Lately I'm working on being a good-enough teacher. Not great, not perfect, not wonderful, sometimes not even terribly good, but just good enough, considering.
Considering what?
Considering that we've reached the point in the semester when everyone wants something from me (grades, money, help registering for spring courses).
Considering that I can't seem to find time to eat lunch or take my car to the shop or iron a pair of pants, which will be a real problem in the next day or two unless I want to start wearing sweats to class.
Considering that there's no such thing as the Perfect Teacher and if there were, she would not be me. Be I. See? Sometimes I'm not even a particularly good grammarian, but I'm usually good enough. Considering.
Considering the demands of administrative tasks and committee foolishness, it's a wonder I have time to be any sort of teacher at all. Nobody becomes a college professor out of an earnest desire to attend mindless, pointless, contentious committee meetings week after week, but that's an important part of the job. Last week I sat on a committee that actually made progress on a particularly knotty problem, but this week the same group will have to "revisit the issue" because of some objections from the Powers That Be. Progress is slow, but maybe it's the best we can hope for, considering.

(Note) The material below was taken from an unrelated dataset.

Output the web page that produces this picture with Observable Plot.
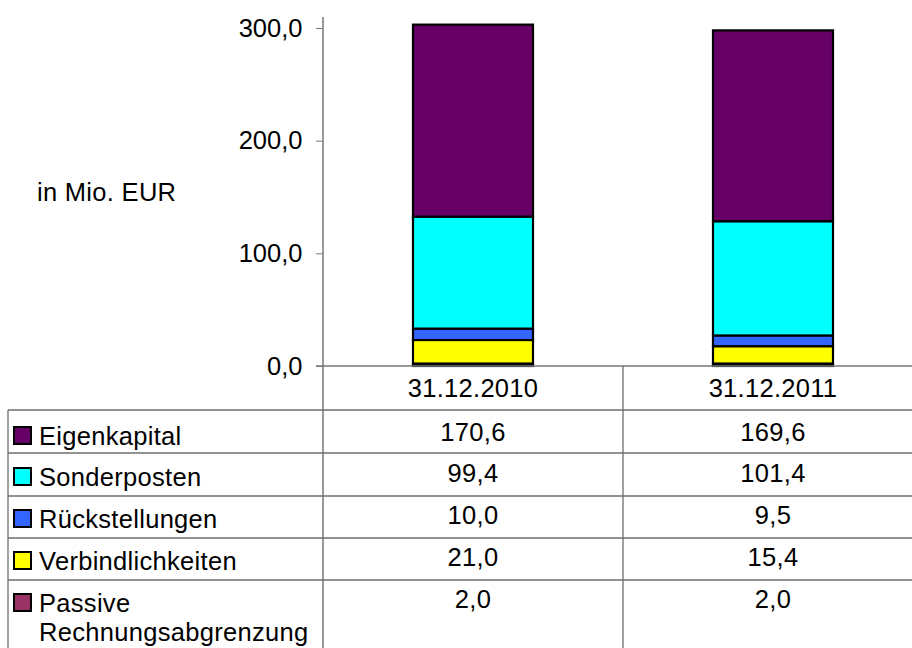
<!DOCTYPE html>
<html><head><meta charset="utf-8">
<script src="https://cdn.jsdelivr.net/npm/d3@7"></script>
<script src="https://cdn.jsdelivr.net/npm/@observablehq/plot@0.6"></script>
<style>
body{margin:0;background:#fff;}
svg{font-family:"Liberation Sans",Arial,Helvetica,sans-serif;}
</style>
</head><body><div id="chart"></div>
<script>
// ---- data ----
const dates = ["31.12.2010", "31.12.2011"];
const seriesNames = ["Eigenkapital", "Sonderposten", "Rückstellungen", "Verbindlichkeiten", "Passive Rechnungsabgrenzung"];
const seriesColors = ["#660066", "#00FFFF", "#3366FF", "#FFFF00", "#993366"];
const eigenkapital = [170.6, 169.6];
const sonderposten = [99.4, 101.4];
const rueckstellungen = [10.0, 9.5];
const verbindlichkeiten = [21.0, 15.4];
const passiveRA = [2.0, 2.0];
const yTicks = [0, 100, 200, 300];
const yLabel = "in Mio. EUR";

const valuesBySeries = [eigenkapital, sonderposten, rueckstellungen, verbindlichkeiten, passiveRA];
const stackOrder = [...seriesNames].reverse(); // bottom -> top
const fmt = v => v.toFixed(1).replace(".", ",");

const data = [];
seriesNames.forEach((s, i) => dates.forEach((d, j) => data.push({date: d, series: s, value: valuesBySeries[i][j]})));

const W = 912, H = 648, FS = 25.5, LS = "0.3px";
const plot = Plot.plot({
  width: W, height: H,
  marginTop: 28, marginBottom: 282, marginLeft: 323, marginRight: 0,
  style: {fontFamily: "Liberation Sans, Arial, sans-serif", fontSize: FS + "px", color: "#000", background: "#fff", overflow: "visible"},
  x: {domain: dates, range: [323, 923], paddingInner: 0.6, paddingOuter: 0.3, axis: null},
  y: {domain: [0, 300], axis: null},
  color: {domain: seriesNames, range: seriesColors},
  marks: [
    Plot.barY(data, Plot.stackY({x: "date", y: "value", fill: "series", order: stackOrder, stroke: "#000", strokeWidth: 2.2})),
    Plot.axisY({ticks: yTicks, tickFormat: fmt, tickSize: 7, tickPadding: 14, stroke: "#777", fill: "#000", fontSize: FS, label: null, style: "letter-spacing:" + LS})
  ]
});
document.getElementById("chart").appendChild(plot);

// ---- table + axis lines drawn from the scales ----
const svg = d3.select(plot);
const xs = plot.scale("x"), ys = plot.scale("y");
const bw = xs.bandwidth, step = xs.step;
const off = (step - bw) / 2;
const axisX = 323, y0 = ys.apply(0);
const tableLeft = 8;
const rowTops = [y0, 410, 453, 496, 538, 580];
const gridColor = "#6e6e6e";
const g = svg.append("g");

const line = (x1, y1, x2, y2, c = gridColor, w = 1.3) => g.append("line").attr("x1", x1).attr("y1", y1).attr("x2", x2).attr("y2", y2).attr("stroke", c).attr("stroke-width", w);
line(axisX, 17, axisX, H, "#777", 1.5);
line(316, y0, W, y0, "#777", 1.5);
rowTops.slice(1).forEach(t => line(tableLeft, t, W, t));
line(tableLeft, rowTops[1], tableLeft, H);
dates.forEach((d, j) => { if (j > 0) line(xs.apply(d) - off, y0, xs.apply(d) - off, H); });

const txt = (x, y, s, anchor = "start") => g.append("text").attr("x", x).attr("y", y).attr("text-anchor", anchor)
  .attr("font-size", FS).attr("fill", "#000").style("letter-spacing", LS).text(s);

// header row
dates.forEach(d => txt(xs.apply(d) + bw / 2, y0 + 31, d, "middle"));
// y label
txt(37, 201, yLabel);

// body rows
const baselines = [445, 486, 528, 570, 612];
seriesNames.forEach((s, i) => {
  const b = baselines[i];
  g.append("rect").attr("x", 14).attr("y", b - 18).attr("width", 17).attr("height", 17)
    .attr("fill", seriesColors[i]).attr("stroke", "#000").attr("stroke-width", 2);
  if (s === "Passive Rechnungsabgrenzung") {
    txt(39, b, "Passive");
    txt(39, b + 29, "Rechnungsabgrenzung");
  } else {
    txt(39, b, s);
  }
  dates.forEach((d, j) => txt(xs.apply(d) + bw / 2, b - 4, fmt(valuesBySeries[i][j]), "middle"));
});
</script>
</body></html>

Considering the hours I spent yesterday and today beating my head against a particularly stubborn technological problem, I don't know when I'm supposed to prep tomorrow's classes or read the big pile of drafts that's slowly drifting across my desk, and I don't know how detailed my comments will be considering the size of those draft-drifts. I'm not trying to write the world's greatest student-draft comment, which would sum up all accumulated wisdom on the topic of writing in one easily digested phrase; instead, I'll write comments that are good enough, considering that the papers themselves, with a few bright exceptions, rarely rise above that level.
Considering the cold, the weather, the long drive to work in the dark, and considering the existential angst associated with the human condition, I've come to believe that good enough ought to be good enough. I'm not aiming for perfection, people! If good enough is good enough for me, then it ought to be good enough for anyone. Considering.